VERAトップページへ  
ここから本文

成果報告その他の報告

研究ハイライト

成果報告

活動銀河M87の高エネルギーガンマ線フレアにともなう電波増光をキャッチ

画像
M87と中心からのジェット (出典)

国立天文台の秦和弘氏を中心とした国際チームは、日本のVERAや欧州VLBIネットワーク(EVN)を用い、活動銀河M87で発生した高エネルギーガンマ線フレアにともなう電波増光を検出しました。

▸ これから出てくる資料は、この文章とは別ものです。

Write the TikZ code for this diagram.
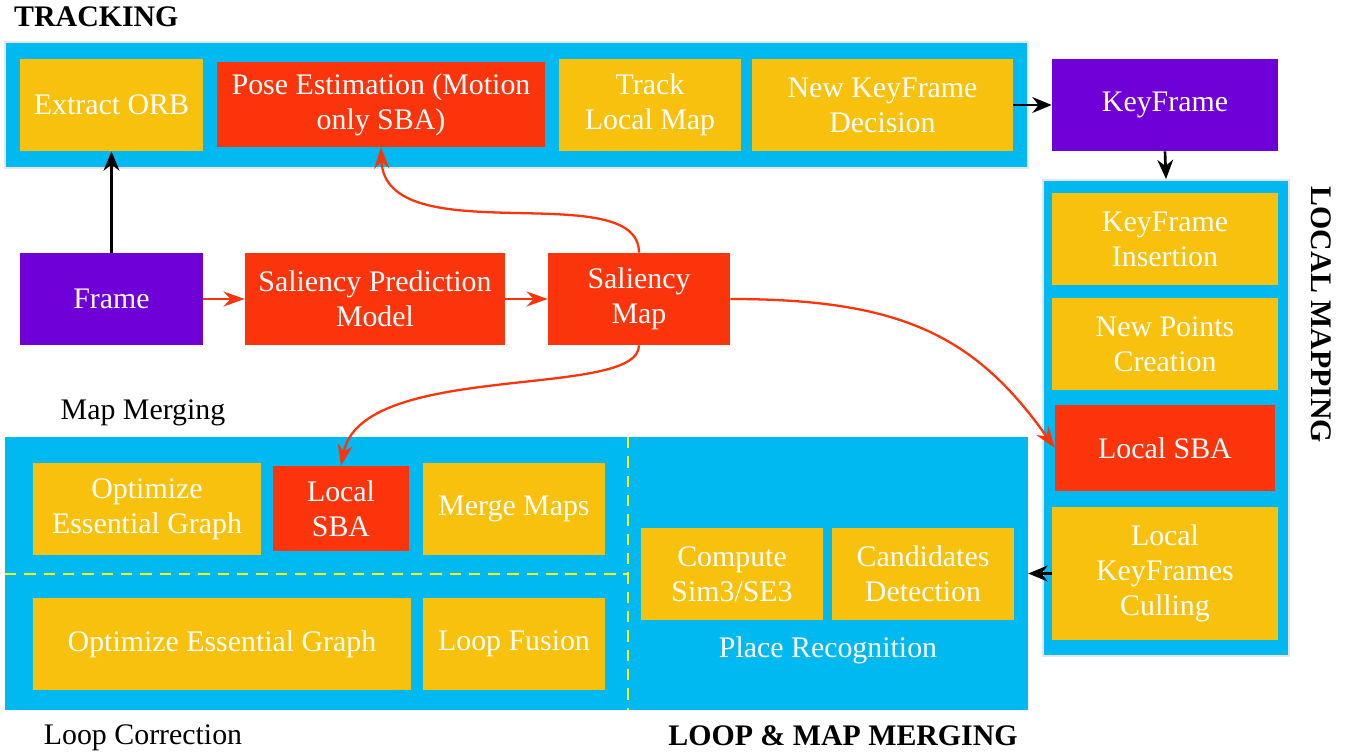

M87は、おとめ座銀河団の中心に位置する巨大な活動銀河で、強力なジェットをともなう大質量ブラックホールが存在します。
明るいジェットをともなう活動銀河中心核として最も近い天体のひとつなので、これまでに様々な周波数で多くの観測が行われてきました。ガンマ線フレアの発生も知られていましたが、その位置や現象の詳細はわかっていませんでした。

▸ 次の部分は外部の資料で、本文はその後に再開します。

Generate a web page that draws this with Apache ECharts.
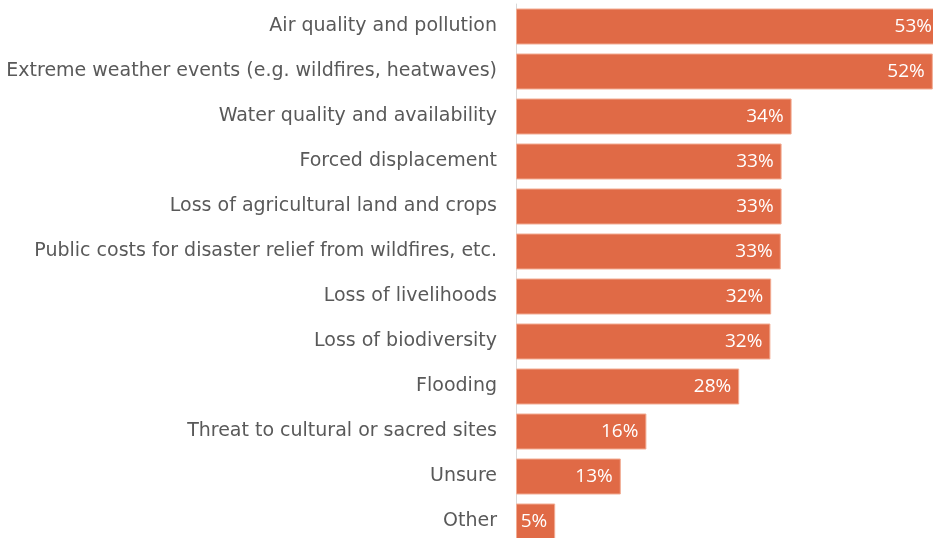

研究チームは、2011年2月から2012年10月にわたり、EVNとVERAのGENJIプログラムによって高分解能モニター観測を行いました。
GENJIプログラムは、ブラックホールからのガンマ線放射メカニズムの解明を目標とした計画で、すでに複数の天体で成果を上げています

今回の観測期間中、特に2012年2月から3月において、高エネルギーのガンマ線フレアが発生しました。研究チームは、M87の中心部分における電波増光の検出に成功しました。
観測された増光の様子は、高周波数ほど振れ幅が大きく、変化も急激で、速くピークに到達していました。一方で、過去にガンマ線放射の可能性が指摘されていた、中心から120pc(約390光年)ほど離れたHST-1という領域では、変化が見られませんでした。

これらのことは、中心部にある大質量ブラックホールの近くでフレアが起きたことを示しています。
また、中心の変化の様子や周波数によるタイムラグなどから、ジェットの見かけの速度を0.2c(秒速約6万km)未満と算出しました。
この0.2cという速度は、過去のより明るいガンマ線フレアで観測された見かけの速度(1.1c)より小さいことから、ガンマ線の強度とジェットの速度に相関がある可能性も考えられます。

fig.1
図1:高エネルギーガンマ線フレア発生中(2012年の3月)のM87ジェットの電波画像。
全体像はEVNの5GHz(3月20日)。
上のコア領域(中心部)2点はVERAによるもので、左が43GHz、右が22GHz(3月21日)。
右下の図はEVNによるHST-1と呼ばれる領域。

fig.2
図2:観測した各周波数の光度変化のグラフ。縦軸が強度、横軸が時間経過を示す。
グレーの領域がフレアの発生時期。
中央の3段がVERAによってコア領域を観測したもの。フレア発生から強度が上昇している。


fig.3
図3:コア領域の電波強度曲線。グレーの領域がフレアの発生時期。
赤い線がVERAの43GHz、青い線がVERAの22GHzを示す。